6.2.19

OPINIÃO: O banco que nos resta

A fatura do buraco do BES, revertida a favor do dono privado do Novo Banco, pode ultrapassar os 5500 milhões, e ainda não fechou. Não está muito distante dos valores gastos no BPN, vendido por uma ninharia ao capital angolano do BIC. E não esqueçamos o Banif, comprado pelo Santander por 150 milhões, depois de uma injeção direta de 2250 milhões.
Qualquer destes bancos usou dos seus lucros para enriquecer os seus acionistas, foi depois limpo com dinheiros públicos, e voltou a ser entregue ao privado. O Estado resgatou mas não é proprietário, o país pagou mas não manda nos bancos, que são agora controlados por capitais estrangeiros. A exceção é a Caixa Geral de Depósitos, recentemente recapitalizada.
O relatório da auditoria à Caixa revela falhas muito graves na forma como eram decididos os créditos. Aprendemos da forma mais difícil que os negócios ruinosos não são um exclusivo do banco público, mas isso não nos deve tranquilizar. Torna-se cada vez mais óbvio que a Caixa se envolveu em operações inexplicáveis fora de uma lógica submissão a interesses particulares.
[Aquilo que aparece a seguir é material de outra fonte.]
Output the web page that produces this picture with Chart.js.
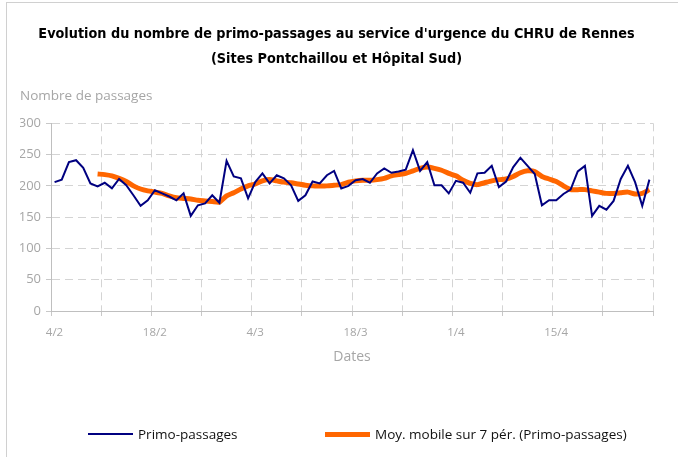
<!DOCTYPE html>
<html>
<head>
<meta charset="utf-8">
<script src="https://cdn.jsdelivr.net/npm/chart.js@4"></script>
<style>
  body { margin: 0; background: #fff; }
  #wrap { position: relative; width: 678px; height: 457px; overflow: hidden; }
  #frame { position: absolute; left: 6px; top: 2px; width: 800px; height: 600px;
           border-left: 1px solid #d0d0d0; border-top: 1px solid #d0d0d0; pointer-events: none; }
  #legend { position: absolute; left: 0; top: 424px; width: 678px; height: 20px;
            font-family: 'Open Sans', sans-serif; font-size: 13.5px; color: #111; }
  .item { position: absolute; top: 0; display: flex; align-items: center; height: 20px; white-space: nowrap; }
  .swatch { display: inline-block; width: 45px; margin-right: 5px; }
</style>
</head>
<body>
<div id="wrap">
  <canvas id="chart" width="678" height="457"></canvas>
  <div id="frame"></div>
  <div id="legend"></div>
</div>
<script>
// jours (4/2 -> 28/4)
const dates = [
  '4/2','5/2','6/2','7/2','8/2','9/2','10/2','11/2','12/2','13/2','14/2','15/2','16/2','17/2',
  '18/2','19/2','20/2','21/2','22/2','23/2','24/2','25/2','26/2','27/2','28/2',
  '1/3','2/3','3/3','4/3','5/3','6/3','7/3','8/3','9/3','10/3','11/3','12/3','13/3','14/3','15/3','16/3','17/3',
  '18/3','19/3','20/3','21/3','22/3','23/3','24/3','25/3','26/3','27/3','28/3','29/3','30/3','31/3',
  '1/4','2/4','3/4','4/4','5/4','6/4','7/4','8/4','9/4','10/4','11/4','12/4','13/4','14/4',
  '15/4','16/4','17/4','18/4','19/4','20/4','21/4','22/4','23/4','24/4','25/4','26/4','27/4','28/4'
];
const tickLabels = ['4/2', '18/2', '4/3', '18/3', '1/4', '15/4'];

const primo = [
  206, 210, 238, 241, 229, 204, 199, 205, 196, 211, 201, 185, 168, 177,
  193, 188, 183, 177, 188, 152, 169, 172, 185, 173, 240, 215, 212, 180,
  206, 220, 204, 217, 212, 201, 176, 185, 207, 204, 217, 224, 196, 200,
  209, 211, 205, 220, 228, 221, 223, 226, 257, 224, 238, 201, 201, 188,
  208, 205, 189, 220, 221, 232, 198, 207, 230, 245, 232, 219, 169, 177,
  177, 187, 194, 223, 232, 152, 168, 162, 176, 211, 232, 206, 168, 210
];
const moyenne = [
  null, null, null, null, null, null, 219, 218, 216, 212, 207, 200, 195, 192,
  190, 188, 184, 181, 180, 179, 177, 176, 175, 174, 184, 189, 195, 200,
  203, 208, 210, 208, 206, 205, 203, 201, 200, 200, 200, 201, 202, 206,
  208, 209, 209, 210, 212, 216, 218, 220, 224, 228, 230, 228, 225, 220,
  216, 209, 204, 202, 205, 208, 210, 211, 215, 221, 224, 223, 215, 211,
  207, 200, 194, 194, 194, 192, 190, 188, 188, 189, 190, 187, 188, 194
];

const gray = '#a6a6a6';
const gridColor = '#d4d4d4';
const axisFont = "'Open Sans', 'Noto Sans', sans-serif";

const ctx = document.getElementById('chart').getContext('2d');
const chart = new Chart(ctx, {
  type: 'line',
  data: {
    datasets: [
      {
        label: 'Primo-passages',
        data: primo.map((v, i) => ({ x: i + 0.5, y: v })),
        borderColor: '#000080',
        borderWidth: 2,
        pointRadius: 0,
        tension: 0
      },
      {
        label: 'Moy. mobile sur 7 pér. (Primo-passages)',
        data: moyenne.map((v, i) => ({ x: i + 0.5, y: v })),
        borderColor: '#ff6600',
        borderWidth: 5,
        borderJoinStyle: 'round',
        pointRadius: 0,
        tension: 0.2
      }
    ]
  },
  options: {
    responsive: false,
    animation: false,
    layout: { padding: { left: 20, right: 25, top: 0, bottom: 92 } },
    plugins: {
      legend: { display: false },
      tooltip: { enabled: false },
      title: {
        display: true,
        text: ["Evolution du nombre de primo-passages au service d'urgence du CHRU de Rennes",
               '(Sites Pontchaillou et Hôpital Sud)'],
        color: '#000',
        font: { family: "'Liberation Sans Narrow', 'DejaVu Sans Condensed', sans-serif", size: 14.3, weight: 'bold', lineHeight: 1.74 },
        padding: { top: 22, bottom: 0 }
      },
      subtitle: {
        display: true,
        text: 'Nombre de passages',
        align: 'start',
        color: gray,
        font: { family: axisFont, size: 13.5, lineHeight: 1.3 },
        padding: { top: 16, bottom: 18 }
      }
    },
    scales: {
      x: {
        type: 'linear',
        min: 0,
        max: 84,
        afterFit: s => { s.height = 54; },
        ticks: {
          stepSize: 7,
          autoSkip: false,
          maxRotation: 0,
          labelOffset: 3.5,
          padding: 10,
          color: gray,
          font: { family: axisFont, size: 11.5 },
          callback: v => (v % 14 === 0 && tickLabels[v / 14]) || ''
        },
        grid: { color: gridColor, tickColor: '#c8c8c8', tickLength: 5, tickBorderDash: [] },
        border: { display: true, color: '#bfbfbf', dash: [8, 5] },
        title: {
          display: true,
          text: 'Dates',
          color: gray,
          font: { family: axisFont, size: 14 },
          padding: { top: 6, bottom: 0 }
        }
      },
      y: {
        min: 0,
        max: 300,
        afterFit: s => { s.width = 31; },
        ticks: {
          stepSize: 50,
          padding: 5,
          color: gray,
          font: { family: axisFont, size: 13 }
        },
        grid: { color: gridColor, tickColor: '#c8c8c8', tickLength: 5, tickBorderDash: [] },
        border: { display: true, color: '#bfbfbf', dash: [8, 5] }
      }
    }
  }
});

// legende HTML construite depuis les datasets
const legend = document.getElementById('legend');
const legendX = [88, 325];
chart.data.datasets.forEach((ds, i) => {
  const item = document.createElement('div');
  item.className = 'item';
  item.style.left = legendX[i] + 'px';
  const sw = document.createElement('span');
  sw.className = 'swatch';
  sw.style.height = ds.borderWidth + 'px';
  sw.style.background = ds.borderColor;
  item.appendChild(sw);
  item.appendChild(document.createTextNode(ds.label));
  legend.appendChild(item);
});
</script>
</body>
</html>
Depois de concluída a recapitalização, e na posse dos resultados da auditoria entretanto realizada, o Parlamento tem novas condições e novos poderes (no acesso a informação em segredo bancário), para escrutinar o passado da Caixa, sem assombros nem fantasmas.
Outro caso em que a Caixa foi presa fácil da ganância dos privados está à vista na venda da Fidelidade. Entre 2000 e 2011, a Caixa teve lucros e entregou ao Estado 2600 milhões em dividendos. Logo a seguir aos serviços bancários, o maior contributo para esses lucros veio da área seguradora, que manteve resultados positivos mesmo nos piores anos da crise, e que foi privatizada em 2014 por 1250 milhões. O número, que foi apresentado como mais uma prova da saída limpa, escondia um truque.
A Caixa perdia a Fidelidade, mas a Fidelidade não perdia a Caixa: durante 25 anos o banco venderá em exclusivo os produtos desta seguradora, recebendo comissões muito abaixo da média de mercado. Os detalhes do contrato não são conhecidos, mas as contas por baixo feitas pela revista "Sábado" apontam para uma perda de receita na ordem dos 400 milhões, cerca de um terço do contributo da área dos seguros para os resultados da Caixa entre 2000 e 2014.
Conhecer o passado é uma forma de proteger o banco público no futuro, para que possa cumprir o seu desígnio estratégico de apoio à economia e ao emprego, coisa em que tantas vezes falhou até aqui. É bom que o façamos, porque a Caixa é o banco que nos resta.